My recollection of what transpired after that is rather foggy due to the. . .uh. . .fog, convergent eyesight, low light, and I can’t remember what else. We were a rather big bunch, maybe 40 deep, and guys were joining the group and getting shelled from the group like it was a giant bar fight. We caught and rolled by an even-deeper peleton (presumably a different group ride) in a tunnel, so basically we had both lanes of traffic dedicated to cyclists. After about 20-25 minutes of this (not sure how long), just about when I was ready to blow, the group eased up and soft pedaled through a suburb. Then, with no apparent warning, the flag went down again, but this dig had us going through a minefield of fresh chipseal debris and then into a suburb or step hills where I finally popped. Fortunately, it was the top of the hour and the ride ended right there, because I had no idea where I was. This allowed me to follow some guys back to a coffee shop for the customary apres ride beverage and then an easy ride back home. A full day’s work, and I got back just in time for the family to be waking up.

And that is just the Tuesday ride. I’ve experienced the awesome force of the Wednesday night crits a couple times, on a short race course built just for cyclists, at the base of the mountain bike park. The concourse includes a building for shade, registration, concessions, bathrooms, and fresh water. I’ve experienced the raw power of the Bakery Bunch training ride on Saturdays, which caught me out during my introduction to group riding here. The next time I was attentive to where the attacking started and survived the ride back to the bakery shop.
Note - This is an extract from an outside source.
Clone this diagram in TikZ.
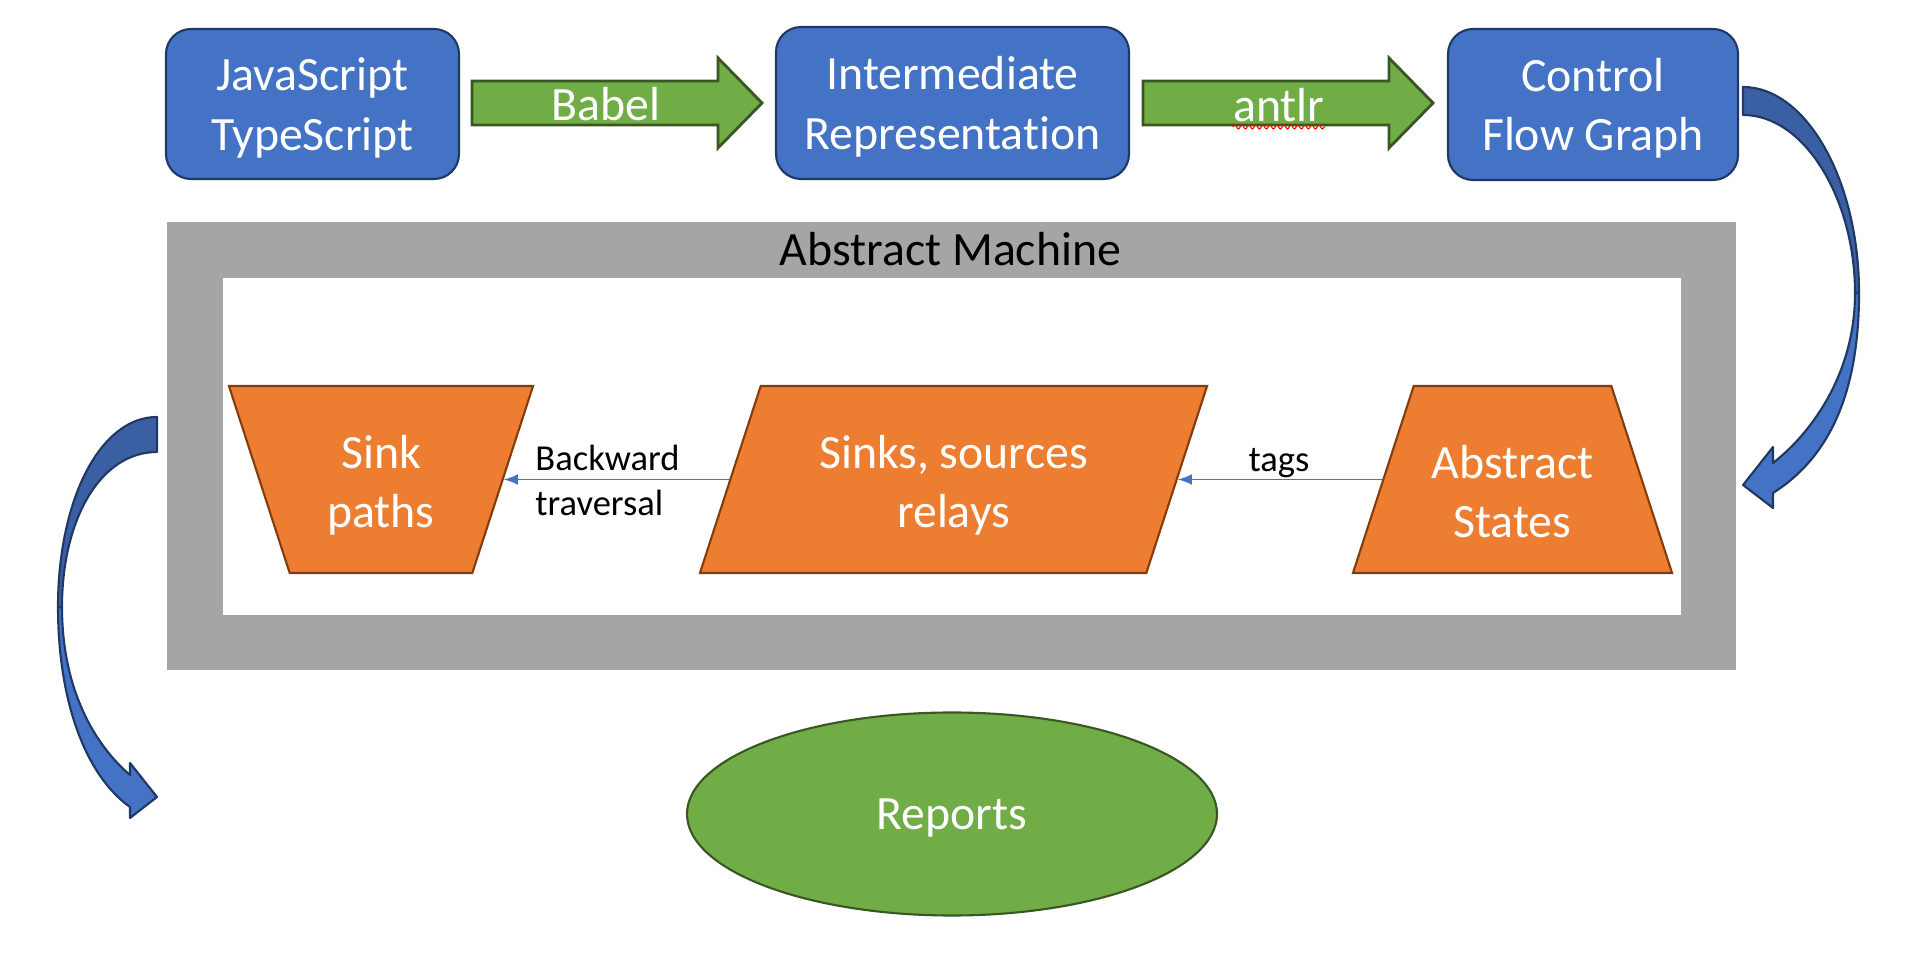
\documentclass[tikz,border=0pt]{standalone}
\usepackage{fontspec}
\setmainfont{Carlito}[Ligatures=NoCommon]
\usetikzlibrary{shapes.geometric,decorations.pathmorphing}

\definecolor{boxblue}{HTML}{4472C4}
\definecolor{boxline}{HTML}{1F3864}
\definecolor{bendblue}{HTML}{3A5FA2}
\definecolor{arrowgreen}{HTML}{70AD47}
\definecolor{greenline}{HTML}{385723}
\definecolor{shapeorange}{HTML}{ED7D31}
\definecolor{orangeline}{HTML}{843C0C}
\definecolor{framegray}{HTML}{A5A5A5}

\newcommand{\bigtext}{\fontsize{13.6}{16.9}\selectfont}
\newcommand{\smalltext}{\fontsize{10.4}{12.8}\selectfont}

\begin{document}
\begin{tikzpicture}[x=1mm, y=-1mm,
	every node/.style={align=center, font=\bigtext},
	box/.style={rectangle, rounded corners=2.5mm, draw=boxline, line width=0.6pt, fill=boxblue, text=white, text depth=0pt},
	garrow/.style={fill=arrowgreen, draw=greenline, line width=0.8pt},
	tshape/.style={trapezium, inner ysep=9.35mm, draw=orangeline, line width=0.6pt, fill=shapeorange},
	inlabel/.style={text=white},
	bendarrow/.style={draw=boxline, line width=0.6pt, line join=round},
	flow/.style={draw=boxblue, line width=0.4pt, -latex}]
	\useasboundingbox (0,0) rectangle (191,96);

	% top row
	\node[box, minimum width=29.3mm, minimum height=15mm] (source) at (31.25,10.4) {JavaScript\\TypeScript};
	\node[box, minimum width=35.3mm, minimum height=15.2mm] (ir) at (95.25,10.3) {Intermediate\\Representation};
	\node[box, minimum width=29mm, minimum height=15.1mm] (cfg) at (159.3,10.45) {Control\\Flow Graph};

	\draw[garrow] (47.2,8.1) -- (71.8,8.1) -- (71.8,5.8) -- (76.2,10.3) -- (71.8,14.8) -- (71.8,12.5) -- (47.2,12.5) -- cycle;
	\draw[garrow] (114.3,8.1) -- (138.9,8.1) -- (138.9,5.8) -- (143.3,10.3) -- (138.9,14.8) -- (138.9,12.5) -- (114.3,12.5) -- cycle;
	\node[text=white] (babel) at (60.6,10.45) {Babel};
	\node[text=white, inner sep=0pt] (antlr) at (127.9,10.55) {antlr};
	\draw[red, line width=0.3pt, decorate, decoration={snake, amplitude=0.2mm, segment length=0.7mm}]
		([yshift=-0.5mm]antlr.base west) -- ([yshift=-0.5mm]antlr.base east);

	% abstract machine frame
	\fill[framegray] (16.65,22.2) rectangle (173.6,67.0);
	\fill[white] (22.3,27.8) rectangle (168.1,61.5);
	\node (machine) at (95.05,24.95) {Abstract Machine};

	\node[tshape, trapezium left angle=108, trapezium right angle=108, inner xsep=9.13mm,
		label={[inlabel, yshift=-0.55mm]center:Sink\\paths}] (sinkpaths) at (38.1,47.95) {};
	\node[tshape, trapezium left angle=72, trapezium right angle=108, inner xsep=19.28mm,
		label={[inlabel, yshift=-0.6mm]center:Sinks, sources\\relays}] (sinks) at (95.35,47.95) {};
	\node[tshape, trapezium left angle=72, trapezium right angle=72, inner xsep=9.88mm,
		label={[inlabel, yshift=-1.2mm]center:Abstract\\States}] (absstates) at (151.25,47.95) {};

	\draw[flow] (absstates) -- (sinks);
	\draw[flow] (sinks) -- (sinkpaths);
	\node[font=\smalltext, align=left, anchor=west] (backward) at (52.3,48.0) {Backward\\traversal};
	\node[font=\smalltext] (tags) at (127.9,46.3) {tags};

	% output
	\node[ellipse, draw=greenline, line width=0.6pt, fill=arrowgreen, text=white, text depth=0pt, minimum width=53mm, minimum height=20.3mm] (reports) at (95.2,81.4) {Reports};

	% curved arrow on the right
	\path[bendarrow, fill=bendblue] (174.3,8.7) .. controls (180.6,8.7) and (185.9,18) .. (185.9,29.3)
		-- (185.5,29.3) .. controls (185.5,20) and (180.5,11.5) .. (174.3,11.5) -- cycle;
	\path[bendarrow, fill=boxblue] (185.9,29.3) .. controls (185.9,40) and (182.5,46) .. (177.3,49.3)
		-- (177.3,50.8) -- (174.3,48.5) -- (177.3,44.7) -- (177.3,46.3)
		.. controls (181.5,43) and (185.5,37) .. (185.5,29.3) -- cycle;

	% curved arrow on the left
	\path[bendarrow, fill=bendblue] (15.7,41.7) .. controls (10,41.7) and (5.8,50) .. (5.8,60.7)
		-- (6.2,60.7) .. controls (6.2,52) and (10,45.2) .. (15.7,45.2) -- cycle;
	\path[bendarrow, fill=boxblue] (5.8,60.7) .. controls (5.8,70) and (8.5,77.5) .. (13,80.7)
		-- (13,81.8) -- (15.7,79.7) -- (13,76.3) -- (13,77.5)
		.. controls (9.5,74.5) and (6.2,69) .. (6.2,60.7) -- cycle;
\end{tikzpicture}
\end{document}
It starts with about 120 people and finishes with about 25 riding up to the cafe just in time for breakfast.  I haven’t gotten out to Friday’s Hour of Terror yet. I wonder if that is a hard ride?
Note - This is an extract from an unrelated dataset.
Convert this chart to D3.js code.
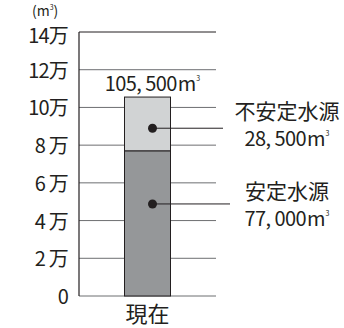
<!DOCTYPE html>
<html lang="ja">
<head>
<meta charset="UTF-8">
<script src="https://d3js.org/d3.v7.min.js"></script>
<style>
  body { margin: 0; background: #fff; }
  text { font-family: "Noto Sans CJK JP", sans-serif; fill: #231f20; }
</style>
</head>
<body>
<svg width="344" height="328"></svg>
<script>
  const categories = ["現在"];
  const stableValues = [77000];
  const unstableValues = [28500];
  const tickValues = [0, 20000, 40000, 60000, 80000, 100000, 120000, 140000];
  const tickLabels = ["0", "2 万", "4 万", "6 万", "8 万", "10万", "12万", "14万"];
  const seriesNames = ["安定水源", "不安定水源"];

  const svg = d3.select("svg");
  const plotL = 79, plotR = 216, plotT = 32, plotB = 296;

  const x = d3.scaleBand().domain(categories).range([plotL, plotR]).paddingInner(0).paddingOuter(0.33);
  const y = d3.scaleLinear().domain([0, 140000]).range([plotB, plotT]);

  // grid lines
  svg.append("g")
    .selectAll("line")
    .data(tickValues)
    .join("line")
    .attr("x1", plotL).attr("x2", plotR)
    .attr("y1", d => y(d)).attr("y2", d => y(d))
    .attr("stroke", d => d === 140000 ? "#231f20" : "#6d6e71")
    .attr("stroke-width", 1);

  // y axis line
  svg.append("line")
    .attr("x1", plotL).attr("x2", plotL)
    .attr("y1", y(140000)).attr("y2", y(0))
    .attr("stroke", "#231f20").attr("stroke-width", 1.2);

  // tick labels
  svg.append("g")
    .selectAll("text")
    .data(tickValues)
    .join("text")
    .attr("x", 68)
    .attr("y", d => y(d) + (d === 140000 ? 11 : 8))
    .attr("text-anchor", "end")
    .style("font-size", "20px")
    .style("letter-spacing", "-0.8px")
    .text((d, i) => tickLabels[i]);

  // unit
  const unit = svg.append("text").attr("x", 32).attr("y", 16).style("font-size", "14px");
  unit.append("tspan").text("(m");
  unit.append("tspan").attr("dy", -6).style("font-size", "7px").text("3");
  unit.append("tspan").attr("dy", 6).text(")");

  const bw = 46;
  const bx = d => x(d) + x.bandwidth() / 2 - bw / 2;

  // stacked bars
  svg.append("g")
    .selectAll("rect")
    .data(categories)
    .join("rect")
    .attr("x", bx)
    .attr("width", bw)
    .attr("y", (d, i) => y(stableValues[i]))
    .attr("height", (d, i) => y(0) - y(stableValues[i]))
    .attr("fill", "#959799")
    .attr("stroke", "#231f20").attr("stroke-width", 1);

  svg.append("g")
    .selectAll("rect")
    .data(categories)
    .join("rect")
    .attr("x", bx)
    .attr("width", bw)
    .attr("y", (d, i) => y(stableValues[i] + unstableValues[i]))
    .attr("height", (d, i) => y(stableValues[i]) - y(stableValues[i] + unstableValues[i]))
    .attr("fill", "#d1d3d4")
    .attr("stroke", "#231f20").attr("stroke-width", 1);

  function withUnit(sel, txt) {
    sel.append("tspan").style("letter-spacing", "-0.6px").text(txt);
    sel.append("tspan").attr("dx", 1).text("m");
    sel.append("tspan").attr("dy", -10).style("font-size", "7px").text("3");
  }

  // total label
  const cx = x(categories[0]) + x.bandwidth() / 2;
  const total = stableValues[0] + unstableValues[0];
  withUnit(svg.append("text")
    .attr("x", cx + 5).attr("y", 91)
    .attr("text-anchor", "middle")
    .style("font-size", "20px"), d3.format(",")(total).replace(",", ", "));

  // callouts
  const callouts = [
    { name: seriesNames[1], value: unstableValues[0], dotY: y(stableValues[0] + unstableValues[0] * 0.42), endX: 223, ty: 119 },
    { name: seriesNames[0], value: stableValues[0], dotY: y(stableValues[0] * 0.634), endX: 230, ty: 199 }
  ];
  callouts.forEach(c => {
    svg.append("line")
      .attr("x1", cx + 5).attr("x2", c.endX)
      .attr("y1", c.dotY).attr("y2", c.dotY)
      .attr("stroke", "#231f20").attr("stroke-width", 1);
    svg.append("circle")
      .attr("cx", cx + 5).attr("cy", c.dotY).attr("r", 4.5)
      .attr("fill", "#231f20");
    svg.append("text")
      .attr("x", 287).attr("y", c.ty)
      .attr("text-anchor", "middle")
      .style("font-size", "21px")
      .text(c.name);
    withUnit(svg.append("text")
      .attr("x", 287).attr("y", c.ty + 27)
      .attr("text-anchor", "middle")
      .style("font-size", "20px"), d3.format(",")(c.value).replace(",", ", "));
  });

  // category label
  svg.append("g")
    .selectAll("text")
    .data(categories)
    .join("text")
    .attr("x", d => x(d) + x.bandwidth() / 2)
    .attr("y", 322)
    .attr("text-anchor", "middle")
    .style("font-size", "22px")
    .text(d => d);
</script>
</body>
</html>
So my dream hadn’t come true yet because I was riding at odd times, the weather was not always warm, I was traveling, and finding it difficult to get out on the open roads.

Then, the dream came true. I found myself out on a lonely road on a hot day with the sun penetrating my jersey so severely that it gave me a sunburn on my back. It truly was an awesome ride in Australia! In what was a dream that started over a decade ago–albeit not involving bike and still not being about the bike–had now became a reality. I always knew it would, but getting here proved to be one of the hardest things I’ve ever accomplished, much harder than a doctoral degree, buying a house, bike training through winter, surviving boarding school, dating girls, coaching a sport, starting a career, being an athletic director, and getting tenure as a professor. I’m here though, and making the most of it. . .

1 comment so far

Sweatin’ from just reading. Looked at your most recent rides and felt my legs burn. Checked out your pics…and…what is different, besides being in a place where the signage is in metric? Oh yah! The jersey! A new design concept?